My first yarn experience was when I was four years old…
My grandmother taught me to single-crochet dresses for my troll dolls because we couldn’t have naked troll dolls in her house. My yarn affinity continued and grew. In high school, I took a nine-week independent study on weaving and built my own back-strap loom. Through that project, I discovered that weaving was the perfect combination of math and art — my two favorite subjects. I soon realized that I wanted to learn to weave on a floor loom.
A few years later I spent a week in April in Greensboro, NC, and loved the abundance of blooming color during the spring in North Carolina. When I had left my home in Jonesboro, TN snow was falling, so Greensboro’s explosion of flowers in April was exhilarating. I fell in love with Greensboro and soon moved there. Within six months I had talked my way into a minimum-wage job weaving in a high-end rag rug studio where I learned the basics. Shortly thereafter I began working with Linda Phillips, a nationally recognized weaver and clothing designer. I learned much more from her, and she quickly became my mentor.
I have always been an artist. I have always had an artistic eye for the nuance and power of the colors that surround me. Over my 40 years of weaving and designing, I have translated my love of color into complex color designs that give my weaving both power and depth.
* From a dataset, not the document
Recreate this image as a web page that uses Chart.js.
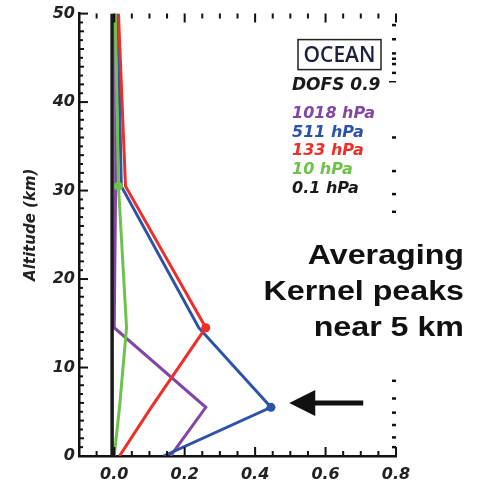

I feel that we each have a moral obligation to increase our capacity for joy and beauty. The way colors interplay is what gives me the greatest joy in my work. My desire as a weaver is to create in woven form the joys inherent in the complexity of the color found in nature. Whether it is the many gradations found in a single vegetable or the cacophony of hues in an entire landscape, color both sets my heart on fire and soothes my soul. Through weaving, I hope to share with others the lightness of heart that colors give to me.